Coté plateau, le personnage central de l’opéra devient avec Bieito la belle figure de Marfa campée avec fulgurance par une extraordinaire Raehann Bryce-Davis, la timbre brûlant et coloré de la mezzo-soprano états-unienne, son éblouissante présence portent le rôle à l’incandescence. Autour d’elle, une distribution quasi exclusivement de grands chanteurs slaves, avec côté voix graves l’impressionnante basse russe Dmitry Ulyanov, hallucinant prince Ivan Khovanski, le baryton Vladislav Sulimsky en magistral boyard Chaklovity, la puissante basse Taras Shtonda dans le rôle de Dossifeï, disciple du patriarche Nikon fondateur de la secte des vieux-croyants, et le baryton Vladislav Sulimsky en fourbe boyard Chaklovity, tandis que les ténors n’ont rien à leur envier, l’excellent Arnold Rutkowski en prince Andrei Khovanski éperdument amoureux de Marfa, Dmitry Golovnin en Prince Vassili Galitsine et le ténor croate Emanuel Tomljenovic un truculent Kouzka.
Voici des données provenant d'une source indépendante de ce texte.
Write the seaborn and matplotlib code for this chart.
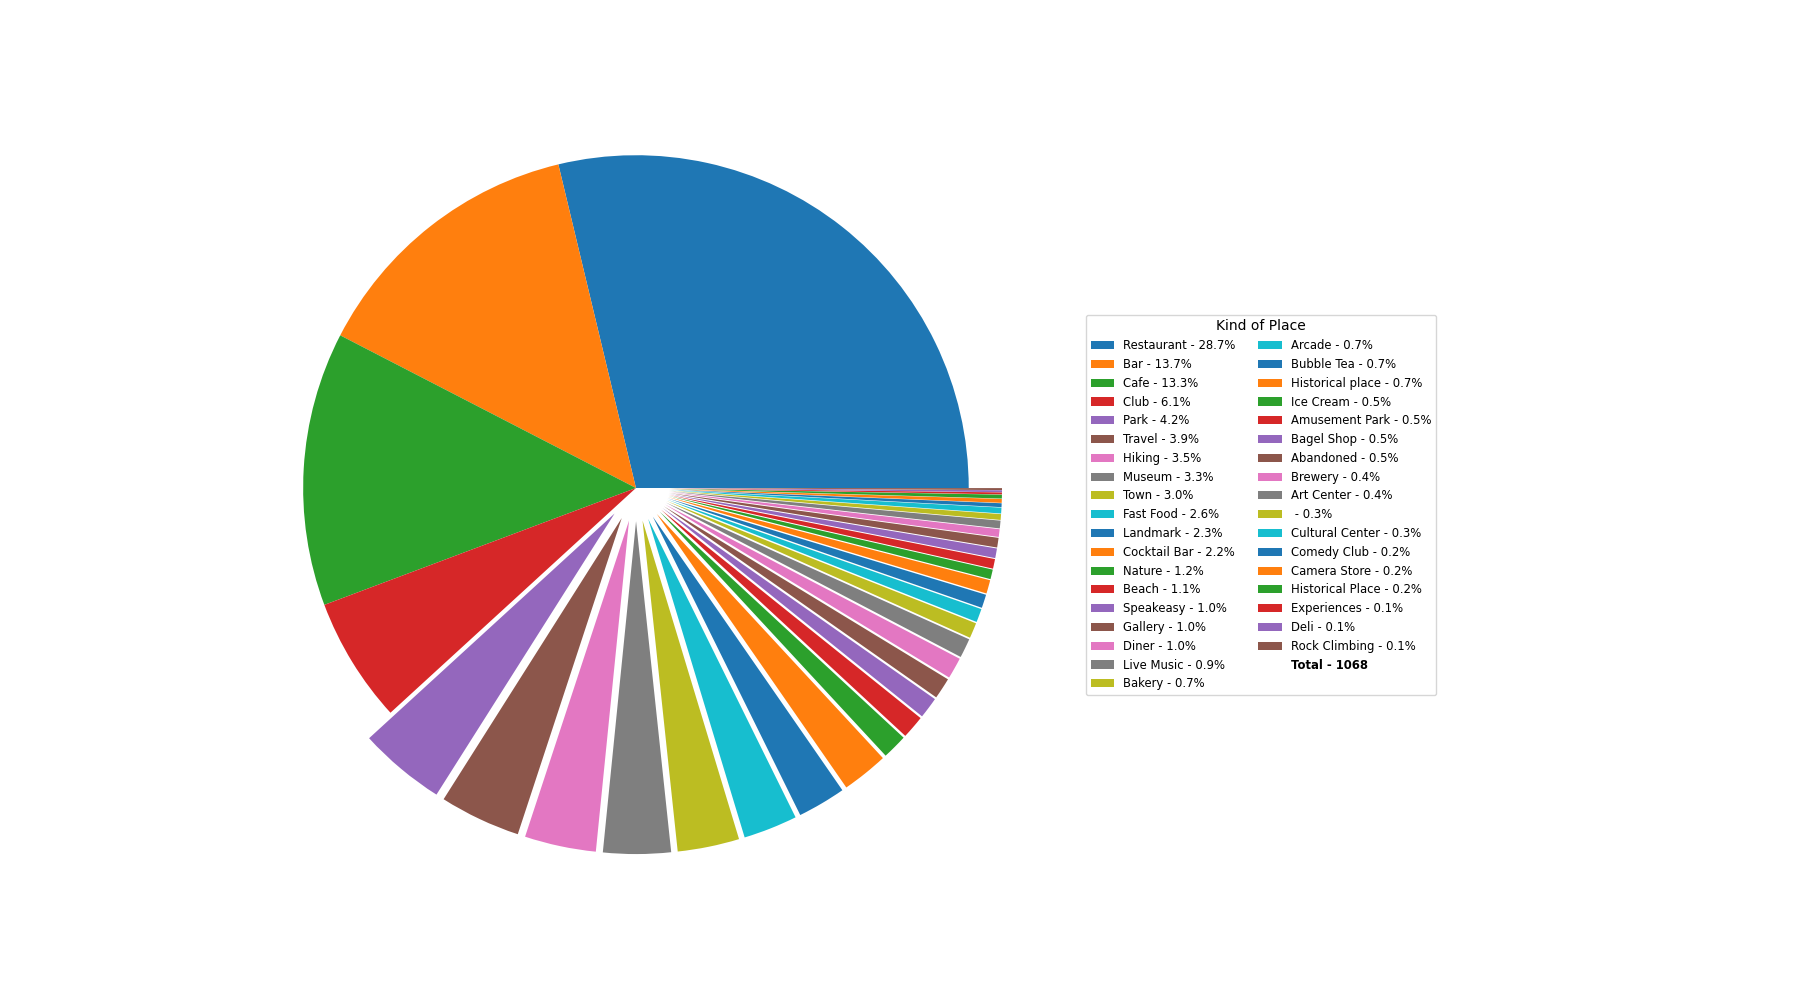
import matplotlib
matplotlib.use("Agg")
from matplotlib import pyplot as plt
from matplotlib.patches import Patch
import seaborn as sns

places = ["Restaurant", "Bar", "Cafe", "Club", "Park", "Travel", "Hiking", "Museum",
          "Town", "Fast Food", "Landmark", "Cocktail Bar", "Nature", "Beach", "Speakeasy",
          "Gallery", "Diner", "Live Music", "Bakery", "Arcade", "Bubble Tea",
          "Historical place", "Ice Cream", "Amusement Park", "Bagel Shop", "Abandoned",
          "Brewery", "Art Center", "", "Cultural Center", "Comedy Club", "Camera Store",
          "Historical Place", "Experiences", "Deli", "Rock Climbing"]
counts = [307, 146, 142, 65, 45, 42, 37, 35, 32, 28, 25, 24, 13, 12, 11, 11, 11, 10,
          8, 7, 7, 7, 5, 5, 5, 5, 4, 4, 3, 3, 2, 2, 2, 1, 1, 1]

total = sum(counts)
colors = sns.color_palette("tab10", 10)
colors = [colors[i % 10] for i in range(len(counts))]
explode = [0 if i < 4 else 0.1 for i in range(len(counts))]

fig = plt.figure(figsize=(18, 10), dpi=100)
ax = fig.add_axes([0.1222, 0.096, 0.4622, 0.832])
wedges, _ = ax.pie(counts, colors=colors, explode=explode)

labels = ["%s - %.1f%%" % (p, c / total * 100) for p, c in zip(places, counts)]
handles = list(wedges) + [Patch(visible=False)]
labels = labels + ["Total - %d" % total]

leg = fig.legend(handles, labels, title="Kind of Place", ncol=2, fontsize="small",
                 loc="upper left", bbox_to_anchor=(0.6033, 0.6852),
                 bbox_transform=fig.transFigure, borderaxespad=0)
leg.get_texts()[-1].set_fontweight("bold")

plt.savefig("out.png")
Mais tous les chanteurs sont du même acabit, pas de maillon faible, avec les sopranos Ekaterina Bakanova (Emma) et Liene Kinca (Susanna), les ténors Michael J. Scott (Scribe) et Rémi Garin (Streshnev), les barytons Vladimir Kazakov (Premier strelets) et Igor Gnidii (Varsonofiev), et la basse Mark Kurmanbayev (Second strelets). Amplement mis à contribution, le Chœur du Grand Théâtre de Genève et la Maîtrise du Conservatoire populaire de Genève, préparés par Mark Biggins, contribuent amplement à la réussite de cette production au point d’être les protagoniste principaux, attestant d’une belle homogénéité, capables des contrastes les plus expressifs, se faisant tout autant homogènes que divers, autant massifs dans les mouvements de foule que fluides et limpides dans les passages plus esseulés, campant une infinité de personnages riches en couleurs et en intensité. Dirigeant avec un sens de la narration d’une subtilité et d’une intensité extrêmes, Alejo Pérez atteste d’une ferveur communicative et de profondes affinités avec l’œuvre de Moussorgski, dessinant une véritable fresque sonores à la palette caléidoscopique fourmillant de couleurs d’une variété fantastique posée sur une assise harmonique grondante d’une ampleur profonde et abondante, riche d’une infinité de détails exaltés par un Orchestre de la Suisse Romande d’une vivacité singulière enluminée par une variété de timbres saisissante et une virtuosité d’airain.